Scan the data. Collect each line that contains the word "this".

===

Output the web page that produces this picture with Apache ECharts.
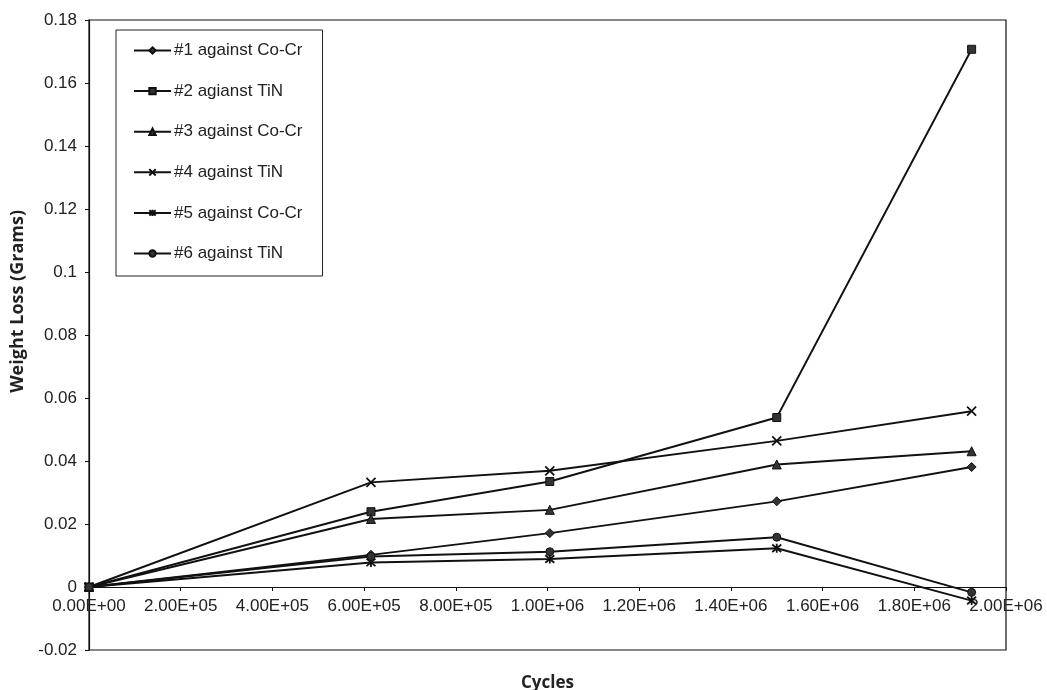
<!DOCTYPE html>
<html>
<head>
<meta charset="utf-8">
<script src="https://cdn.jsdelivr.net/npm/echarts@6/dist/echarts.min.js"></script>
<style>
  html, body { margin: 0; padding: 0; background: #fff; }
  #chart { width: 1047px; height: 690px; }
</style>
</head>
<body>
<div id="chart"></div>
<script>
// Test cycles at which each specimen was weighed
const cycles = [0, 615000, 1005000, 1500000, 1925000];

// Weight loss (g) per specimen
const s1 = [0, 0.0102, 0.0171, 0.0272, 0.0381];
const s2 = [0, 0.0239, 0.0335, 0.0538, 0.1707];
const s3 = [0, 0.0216, 0.0245, 0.0389, 0.0431];
const s4 = [0, 0.0332, 0.0369, 0.0464, 0.0558];
const s5 = [0, 0.0078, 0.0089, 0.0123, -0.0043];
const s6 = [0, 0.0097, 0.0112, 0.0158, -0.0017];

const seriesNames = [
  '#1 against Co-Cr',
  '#2 agianst TiN',
  '#3 against Co-Cr',
  '#4 against TiN',
  '#5 against Co-Cr',
  '#6 against TiN'
];

const crossPath = 'path://M0,0L10,10M10,0L0,10';
const starPath = 'path://M0,0L10,10M10,0L0,10M5,-1L5,11';

const markers = [
  { symbol: 'diamond', size: 9 },
  { symbol: 'rect', size: 8 },
  { symbol: 'triangle', size: 9 },
  { symbol: crossPath, size: 9 },
  { symbol: starPath, size: 9 },
  { symbol: 'circle', size: 8 }
];

const values = [s1, s2, s3, s4, s5, s6];

function pairs(ys) {
  return cycles.map((c, i) => [c, ys[i]]);
}

const chart = echarts.init(document.getElementById('chart'), null, { renderer: 'canvas' });

const series = values.map((ys, k) => ({
  name: seriesNames[k],
  type: 'line',
  data: pairs(ys),
  symbol: markers[k].symbol,
  symbolSize: markers[k].size,
  showAllSymbol: true,
  lineStyle: { color: '#111', width: 1.9 },
  itemStyle: {
    color: '#333',
    borderColor: '#111',
    borderWidth: (k === 3 || k === 4) ? 1.8 : 1
  },
  emphasis: { disabled: true },
  animation: false,
  z: 3
}));

const fmtExp = v => {
  const [m, e] = v.toExponential(2).toUpperCase().split('E');
  const sign = e[0] === '-' ? '-' : '+';
  const d = e.replace(/[+-]/, '');
  return m + 'E' + sign + (d.length < 2 ? '0' + d : d);
};

const labelFont = 'Liberation Sans, Arial, sans-serif';
const titleFont = 'Open Sans, DejaVu Sans, sans-serif';

// plot box geometry
const gridTop = 20, gridBottom = 40, chartH = 690;
const yMin = -0.02, yMax = 0.18, yStep = 0.02;
// lift the category axis from the bottom edge up to the zero line
const zeroLift = (chartH - gridTop - gridBottom) * (0 - yMin) / (yMax - yMin);

chart.setOption({
  backgroundColor: '#fff',
  animation: false,
  textStyle: { fontFamily: labelFont },
  grid: {
    left: 89, right: 41, top: gridTop, bottom: gridBottom,
    outerBoundsMode: 'none',
    containLabel: false,
    show: true, borderColor: '#111', borderWidth: 1.2, backgroundColor: '#fff'
  },
  legend: {
    orient: 'vertical',
    left: 116, top: 30,
    padding: [12, 20, 14, 17],
    itemWidth: 37, itemHeight: 8, itemGap: 23.6,
    borderColor: '#222', borderWidth: 1,
    backgroundColor: '#fff',
    textStyle: { fontSize: 17, color: '#222', fontFamily: labelFont, padding: [0, 0, 0, -2] },
    data: seriesNames
  },
  graphic: [
    {
      type: 'text',
      left: 9, top: 210,
      rotation: Math.PI / 2,
      style: {
        text: 'Weight Loss (Grams)',
        font: 'bold 18px ' + titleFont,
        fill: '#222'
      }
    }
  ],
  xAxis: {
    type: 'value',
    min: 0, max: 2000000, interval: 200000,
    position: 'bottom',
    offset: -zeroLift,
    name: 'Cycles',
    nameLocation: 'middle',
    nameGap: 88,
    nameTextStyle: { fontSize: 17, fontWeight: 'bold', color: '#222', fontFamily: titleFont },
    axisLine: { onZero: false, lineStyle: { color: '#111', width: 1.2 } },
    axisTick: { show: true, length: 4, inside: false, lineStyle: { color: '#111' } },
    axisLabel: { formatter: fmtExp, fontSize: 17, color: '#222', margin: 11 },
    splitLine: { show: false }
  },
  yAxis: {
    type: 'value',
    min: yMin, max: yMax, interval: yStep,
    axisLine: { show: true, lineStyle: { color: '#111', width: 1.2 } },
    axisTick: { show: true, length: 4, lineStyle: { color: '#111' } },
    axisLabel: {
      formatter: v => String(parseFloat(v.toFixed(2))),
      fontSize: 17, color: '#222', margin: 12
    },
    splitLine: { show: false }
  },
  series: series
});
</script>
</body>
</html>
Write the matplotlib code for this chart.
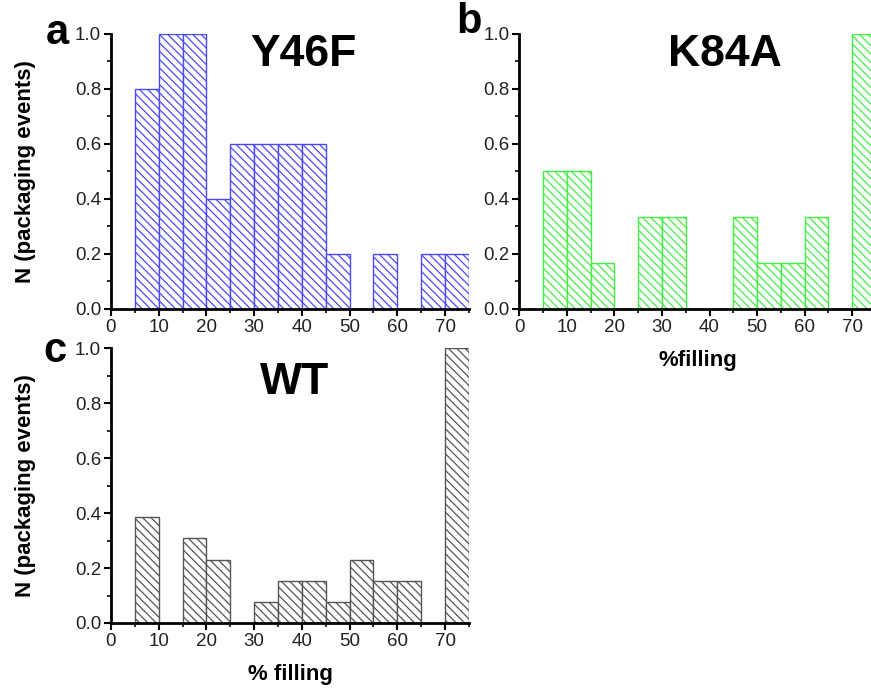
import matplotlib
matplotlib.use("Agg")
import matplotlib.pyplot as plt
from matplotlib.ticker import MultipleLocator

plt.rcParams["font.family"] = ["Liberation Sans", "DejaVu Sans"]
plt.rcParams["hatch.linewidth"] = 0.9

# bin left edges, % filling (bin width 5)
bins = [5, 10, 15, 20, 25, 30, 35, 40, 45, 50, 55, 60, 65, 70]

y46f = [0.8, 1.0, 1.0, 0.4, 0.6, 0.6, 0.6, 0.6, 0.2, 0.0, 0.2, 0.0, 0.2, 0.2]
k84a = [0.5, 0.5, 0.167, 0.0, 0.333, 0.333, 0.0, 0.0, 0.333, 0.167, 0.167, 0.333, 0.0, 1.0]
wt = [0.385, 0.0, 0.308, 0.231, 0.0, 0.077, 0.154, 0.154, 0.077, 0.231, 0.154, 0.154, 0.0, 1.0]

fig = plt.figure(figsize=(8.71, 6.88), dpi=100)

ax_a = fig.add_axes([0.1274, 0.5509, 0.4110, 0.3997])
ax_b = fig.add_axes([0.5962, 0.5509, 0.4095, 0.3997])
ax_c = fig.add_axes([0.1274, 0.0945, 0.4110, 0.3993])


def panel(ax, vals, color):
    for x, v in zip(bins, vals):
        if v > 0:
            ax.bar(x, v, width=5, align="edge", facecolor="white",
                   edgecolor=color, hatch="\\\\\\\\", linewidth=1.0)
    ax.set_xlim(0, 75)
    ax.set_ylim(0, 1.0)
    ax.xaxis.set_major_locator(MultipleLocator(10))
    ax.xaxis.set_minor_locator(MultipleLocator(5))
    ax.yaxis.set_major_locator(MultipleLocator(0.2))
    ax.yaxis.set_minor_locator(MultipleLocator(0.1))
    ax.set_yticklabels([f"{t:.1f}" for t in ax.get_yticks()])
    for s in ("top", "right"):
        ax.spines[s].set_visible(False)
    for s in ("left", "bottom"):
        ax.spines[s].set_linewidth(2)
    ax.tick_params(which="major", direction="out", length=5, width=1.5,
                   labelsize=13.5, labelcolor="#222222", pad=2)
    ax.tick_params(which="minor", direction="out", length=3, width=1.2)


panel(ax_a, y46f, "#4a4aff")
panel(ax_b, k84a, "#44ee44")
panel(ax_c, wt, "#555555")

for ax in (ax_a, ax_c):
    ax.set_ylabel("N (packaging events)", fontsize=16, fontweight="bold")
    ax.yaxis.set_label_coords(-0.21, 0.5)
ax_b.set_xlabel("%filling", fontsize=16, fontweight="bold", labelpad=10)
ax_c.set_xlabel("% filling", fontsize=16, fontweight="bold", labelpad=10)

# panel titles
fig.text(303 / 871, 1 - 54 / 688, "Y46F", fontsize=32, fontweight="bold", ha="center", va="center")
fig.text(725 / 871, 1 - 54 / 688, "K84A", fontsize=32, fontweight="bold", ha="center", va="center")
fig.text(295 / 871, 1 - 382 / 688, "WT", fontsize=32, fontweight="bold", ha="center", va="center")

# panel letters
fig.text(57 / 871, 1 - 33 / 688, "a", fontsize=30, fontweight="bold", ha="center", va="center")
fig.text(469 / 871, 1 - 22 / 688, "b", fontsize=30, fontweight="bold", ha="center", va="center")
fig.text(55 / 871, 1 - 351 / 688, "c", fontsize=30, fontweight="bold", ha="center", va="center")

fig.savefig("out.png", dpi=100)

===

» Completed task
Output the web page that produces this picture with Apache ECharts.
Write the matplotlib code for this chart.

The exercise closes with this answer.